There is it: Is it true for every $f\in C(T)$ that the Fourier series of $f$ converges to $f(x)$ at every point $x$?
Let us recall that the $n$th partial sum of the Fourier series of $f$ at the point $x$ is given by
$$s_n(f;x) = \frac{1}{2\pi}\int_{-\pi}^{\pi}f(t)D_n(x-t)\,dt\quad(n = 0,1,2,\cdots)\quad\quad (1)$$.
where $$D_n(t)=\sum_{k = -n}^n e^{ikt}$$ The problem is to determine whether $$\lim_{n\to\infty}s_n(f;x)=f(x)$$ for every $f\in C(T)$ and for every real $x$.
We shall see that the Banach-Steinhaus theorem answers the question negatively.
Put
$$s^{*}(f;x)=\sup |s_n(f;x)|\quad(n\in N)$$
To begin with, take $x$ $=$ $0$, and define
$$\Lambda_n f= s_n(f;0)\quad(f \in C(T); n= 1,2,3,…).$$
We know that $C(T)$ is a Banach space, relative to the supremum norm $\|f\|_{\infty}$.
It follows from $(1)$ that each $\Lambda_n$ is a bounded linear functional on $C(T)$, of norm
$$||\Lambda_n|| \leq \frac {1}{2\pi}\int_{-\pi}^{\pi} |D_n(t)| dt.$$
I don’t understand why are each $\Lambda_n$ a bounded linear functional on $C(T)$, Hence I also don’t understand why we have this inequality:
$$||\Lambda_n|| \leq \frac {1}{2\pi} \int_{-\pi}^{\pi} |D_n(t)| dt?$$
Any help would be appreciated.
By definition, $\Lambda_n : C(T) \to \mathbb{R}$ is defined by $\Lambda_n(f) = \frac{1}{2\pi} \int_{-\pi}^{\pi} f(t) D_n(t)dt$ for each natural number $n$. This is clearly linear and $$\begin{align*} |\Lambda_n(f)| = \frac{1}{2\pi}\left| \int_{-\pi}^{\pi} f(t) D_n(t)dt \right| &\le \frac{1}{2\pi} \int_{-\pi}^{\pi} |f(t)| |D_n(t)|dt \\ &\le ||f||_{\infty} \left(\frac{1}{2\pi} \int_{-\pi}^{\pi} |D_n(t)|dt \right), \end{align*}$$ which implies $||\Lambda_n|| = \sup_{f \ne 0} \frac{|\Lambda_n(f)|}{||f||_{\infty}} \le \frac{1}{2\pi} \int_{-\pi}^{\pi} |D_n(t)|dt < \infty$. This shows that $\Lambda_n$ is a bounded linear functional on $C(T)$. You can even further show that $||\Lambda_n|| = \frac{1}{2\pi} \int_{-\pi}^{\pi} |D_n(t)|dt$ by explicitly constructing a function for which the equality holds.
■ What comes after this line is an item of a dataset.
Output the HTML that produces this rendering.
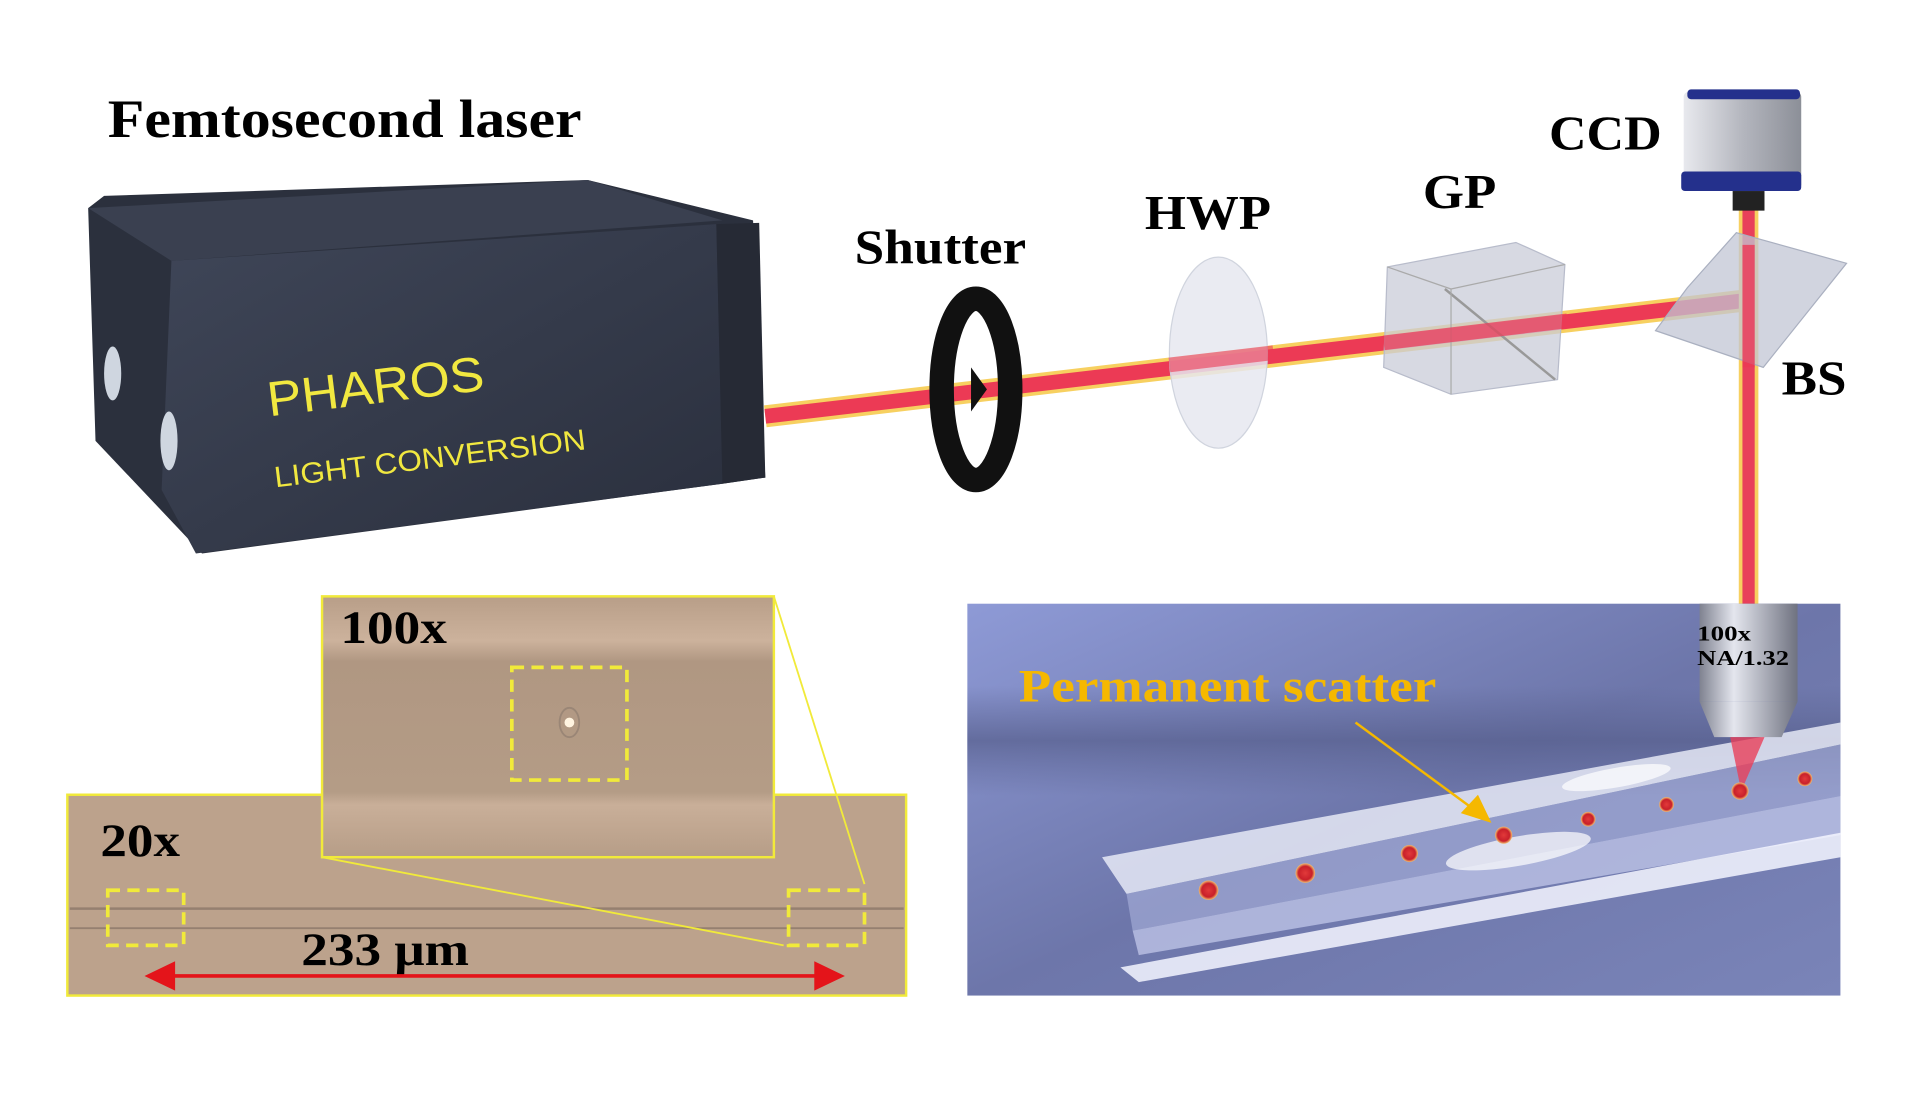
<!DOCTYPE html>
<html><head><meta charset="utf-8"><style>
html,body{margin:0;padding:0;background:#fff;width:1920px;height:1107px;overflow:hidden}
svg{display:block}
text{font-family:"Liberation Serif",serif;font-weight:bold}
</style></head><body>
<svg width="1920" height="1107" viewBox="0 0 1568 904" preserveAspectRatio="none">
<defs>
<linearGradient id="box" x1="0" y1="0" x2="1" y2="1"><stop offset="0" stop-color="#3f4658"/><stop offset="1" stop-color="#2a2f3d"/></linearGradient>
<linearGradient id="blue" x1="0" y1="0" x2="1" y2="1"><stop offset="0" stop-color="#8e9ad6"/><stop offset="0.5" stop-color="#6d76aa"/><stop offset="1" stop-color="#7a84b8"/></linearGradient>
<linearGradient id="band" x1="0" y1="0" x2="0" y2="1"><stop offset="0" stop-color="#5a6290" stop-opacity="0"/><stop offset="0.5" stop-color="#565e8c" stop-opacity="0.7"/><stop offset="1" stop-color="#5a6290" stop-opacity="0"/></linearGradient>
<linearGradient id="obj" x1="0" y1="0" x2="1" y2="0"><stop offset="0" stop-color="#7f8290"/><stop offset="0.35" stop-color="#e4e6ee"/><stop offset="1" stop-color="#6f7280"/></linearGradient>
<linearGradient id="ccd" x1="0" y1="0" x2="1" y2="0"><stop offset="0" stop-color="#e8e9ee"/><stop offset="0.5" stop-color="#b4b6be"/><stop offset="1" stop-color="#8c8f98"/></linearGradient>
<linearGradient id="tan100" x1="0" y1="0" x2="0" y2="1"><stop offset="0" stop-color="#b89e88"/><stop offset="0.17" stop-color="#ccb29c"/><stop offset="0.25" stop-color="#b09782"/><stop offset="0.75" stop-color="#b49c86"/><stop offset="0.8" stop-color="#c9af99"/><stop offset="1" stop-color="#b69d87"/></linearGradient>
<radialGradient id="dot"><stop offset="0" stop-color="#e23a3a"/><stop offset="0.7" stop-color="#c8202a"/><stop offset="1" stop-color="#f3c070"/></radialGradient>
</defs>

<text x="88" y="112" font-size="44" textLength="387" lengthAdjust="spacingAndGlyphs">Femtosecond laser</text>

<!-- laser box -->
<polygon points="72,170 85,160 480,147 615,180 625,390 590,395 165,452 78,360" fill="#2b303d"/>
<polygon points="72,170 480,147 590,180 140,213" fill="#3a4050"/>
<polygon points="140,213 585,183 590,395 160,452 132,400" fill="url(#box)"/>
<polygon points="585,183 620,182 625,390 590,395" fill="#262a35"/>
<ellipse cx="92" cy="305" rx="7" ry="22" fill="#cfd6e0"/>
<ellipse cx="138" cy="360" rx="7" ry="24" fill="#cfd6e0"/>
<text x="220" y="340" font-size="40" fill="#f1e840" textLength="178" lengthAdjust="spacingAndGlyphs" transform="rotate(-7 220 340)" style="font-family:'Liberation Sans',sans-serif;font-weight:normal">PHAROS</text>
<text x="225" y="398" font-size="24" fill="#f1e840" textLength="256" lengthAdjust="spacingAndGlyphs" transform="rotate(-7 225 398)" style="font-family:'Liberation Sans',sans-serif;font-weight:normal">LIGHT CONVERSION</text>

<!-- beams -->
<line x1="625" y1="340" x2="1428" y2="245" stroke="#f7d060" stroke-width="18"/>
<line x1="625" y1="340" x2="1428" y2="245" stroke="#ec3a55" stroke-width="12"/>
<line x1="1428" y1="160" x2="1428" y2="495" stroke="#f7d060" stroke-width="16"/>
<line x1="1428" y1="160" x2="1428" y2="495" stroke="#e8405a" stroke-width="10"/>

<!-- shutter -->
<ellipse cx="797" cy="318" rx="28" ry="74" fill="none" stroke="#111" stroke-width="20"/>
<path d="M793 300 L806 318 L793 336 Z" fill="#111"/>
<text x="698" y="215" font-size="40" textLength="140" lengthAdjust="spacingAndGlyphs">Shutter</text>

<!-- HWP -->
<ellipse cx="995" cy="288" rx="40" ry="78" fill="#e6e8f0" fill-opacity="0.85" stroke="#d0d4de"/>
<line x1="955" y1="298" x2="1040" y2="288" stroke="#ec3a55" stroke-width="12" opacity="0.6"/>
<text x="935" y="187" font-size="40" textLength="103" lengthAdjust="spacingAndGlyphs">HWP</text>

<!-- GP -->
<polygon points="1133,218 1238,198 1278,216 1272,310 1185,322 1130,300" fill="#c9ccd8" fill-opacity="0.75" stroke="#b8bccb"/>
<line x1="1180" y1="236" x2="1270" y2="310" stroke="#999" stroke-width="2"/>
<line x1="1133" y1="218" x2="1185" y2="236" stroke="#aaa"/>
<line x1="1185" y1="236" x2="1278" y2="216" stroke="#aaa"/>
<line x1="1185" y1="236" x2="1185" y2="322" stroke="#aaa"/>
<line x1="1130" y1="280" x2="1280" y2="262" stroke="#ec3a55" stroke-width="12" opacity="0.7"/>
<text x="1162" y="170" font-size="40" textLength="60" lengthAdjust="spacingAndGlyphs">GP</text>

<!-- BS -->
<polygon points="1378,235 1418,190 1508,215 1440,300 1352,270" fill="#c2c6d4" fill-opacity="0.75" stroke="#aab0c0"/>
<line x1="1428" y1="200" x2="1428" y2="300" stroke="#ec3a55" stroke-width="10" opacity="0.8"/>
<text x="1455" y="322" font-size="40" textLength="53" lengthAdjust="spacingAndGlyphs">BS</text>

<!-- CCD -->
<rect x="1375" y="75" width="96" height="80" rx="4" fill="url(#ccd)"/>
<rect x="1378" y="73" width="92" height="8" rx="3" fill="#24308c"/>
<rect x="1373" y="140" width="98" height="16" rx="3" fill="#24308c"/>
<rect x="1415" y="156" width="26" height="16" fill="#222"/>
<text x="1265" y="122" font-size="40" textLength="92" lengthAdjust="spacingAndGlyphs">CCD</text>

<!-- 20x panel -->
<rect x="55" y="649" width="685" height="164" fill="#bca28c" stroke="#f1ea3a" stroke-width="2"/>
<line x1="57" y1="742" x2="738" y2="742" stroke="#958070" stroke-width="2"/>
<line x1="57" y1="758" x2="738" y2="758" stroke="#958070" stroke-width="1.5"/>
<text x="82" y="699" font-size="38" textLength="65" lengthAdjust="spacingAndGlyphs">20x</text>
<rect x="88" y="727" width="62" height="45" fill="none" stroke="#f1ea3a" stroke-width="3" stroke-dasharray="10,6"/>
<rect x="644" y="727" width="62" height="45" fill="none" stroke="#f1ea3a" stroke-width="3" stroke-dasharray="10,6"/>
<text x="246" y="788" font-size="38" textLength="137" lengthAdjust="spacingAndGlyphs">233 μm</text>
<line x1="140" y1="797" x2="668" y2="797" stroke="#e4141a" stroke-width="3"/>
<polygon points="118,797 143,785 143,809" fill="#e4141a"/>
<polygon points="690,797 665,785 665,809" fill="#e4141a"/>

<!-- 100x panel -->
<rect x="263" y="487" width="369" height="213" fill="url(#tan100)" stroke="#f1ea3a" stroke-width="2"/>
<text x="278" y="525" font-size="38" textLength="87" lengthAdjust="spacingAndGlyphs">100x</text>
<rect x="418" y="545" width="94" height="92" fill="none" stroke="#f1ea3a" stroke-width="3" stroke-dasharray="10,6"/>
<ellipse cx="465" cy="590" rx="8" ry="12" fill="none" stroke="#9a8676" stroke-width="1.5"/>
<circle cx="465" cy="590" r="4" fill="#fff4e0"/>
<line x1="632" y1="487" x2="706" y2="722" stroke="#f1ea3a" stroke-width="1.5"/>
<line x1="263" y1="700" x2="640" y2="772" stroke="#f1ea3a" stroke-width="1.5"/>

<!-- blue panel -->
<rect x="790" y="493" width="713" height="320" fill="url(#blue)"/>
<rect x="790" y="560" width="713" height="90" fill="url(#band)"/>
<polygon points="900,700 1503,590 1503,608 920,730" fill="#eef0fa" fill-opacity="0.8"/>
<polygon points="920,730 1503,608 1503,650 925,760" fill="#aab2dc" fill-opacity="0.6"/>
<polygon points="925,760 1503,650 1503,682 930,780" fill="#c8cdee" fill-opacity="0.7"/>
<polygon points="915,790 1503,680 1503,700 930,802" fill="#f4f6ff" fill-opacity="0.85"/>
<ellipse cx="1240" cy="695" rx="60" ry="12" fill="#fff" opacity="0.7" transform="rotate(-10 1240 695)"/>
<ellipse cx="1320" cy="635" rx="45" ry="8" fill="#fff" opacity="0.7" transform="rotate(-10 1320 635)"/>
<rect x="1388" y="493" width="80" height="80" fill="url(#obj)"/>
<polygon points="1388,573 1468,573 1455,602 1400,602" fill="url(#obj)"/>
<polygon points="1413,602 1441,602 1422,646" fill="#e8405a" opacity="0.8"/>
<text x="1386" y="523" font-size="17" textLength="44" lengthAdjust="spacingAndGlyphs">100x</text>
<text x="1386" y="543" font-size="17" textLength="75" lengthAdjust="spacingAndGlyphs">NA/1.32</text>
<text x="832" y="573" font-size="38" fill="#f5b800" textLength="341" lengthAdjust="spacingAndGlyphs">Permanent scatter</text>
<line x1="1107" y1="590" x2="1205" y2="662" stroke="#f5b800" stroke-width="2"/>
<polygon points="1218,672 1193,664 1207,649" fill="#f5b800"/>
<g fill="url(#dot)">
<circle cx="987" cy="727" r="8"/><circle cx="1066" cy="713" r="8"/><circle cx="1151" cy="697" r="7"/>
<circle cx="1228" cy="682" r="7"/><circle cx="1297" cy="669" r="6"/><circle cx="1361" cy="657" r="6"/>
<circle cx="1421" cy="646" r="7"/><circle cx="1474" cy="636" r="6"/>
</g>
</svg>
</body></html>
Consider $g_n(x) = \begin{cases} 1 &, D_n(x) \ge 0 \\ -1 &, D_n(x) < 0 \end{cases}$, then observe that $\Lambda_n(g_n) = \frac{1}{2\pi} \int_{-\pi}^{\pi} |D_n(t)|dt$ but sadly $g_n$ is not a continuous function. Now we can approximate $g_n$ by a sequence of continuous functions $\{ f_m\}_{m=1}^{\infty}$.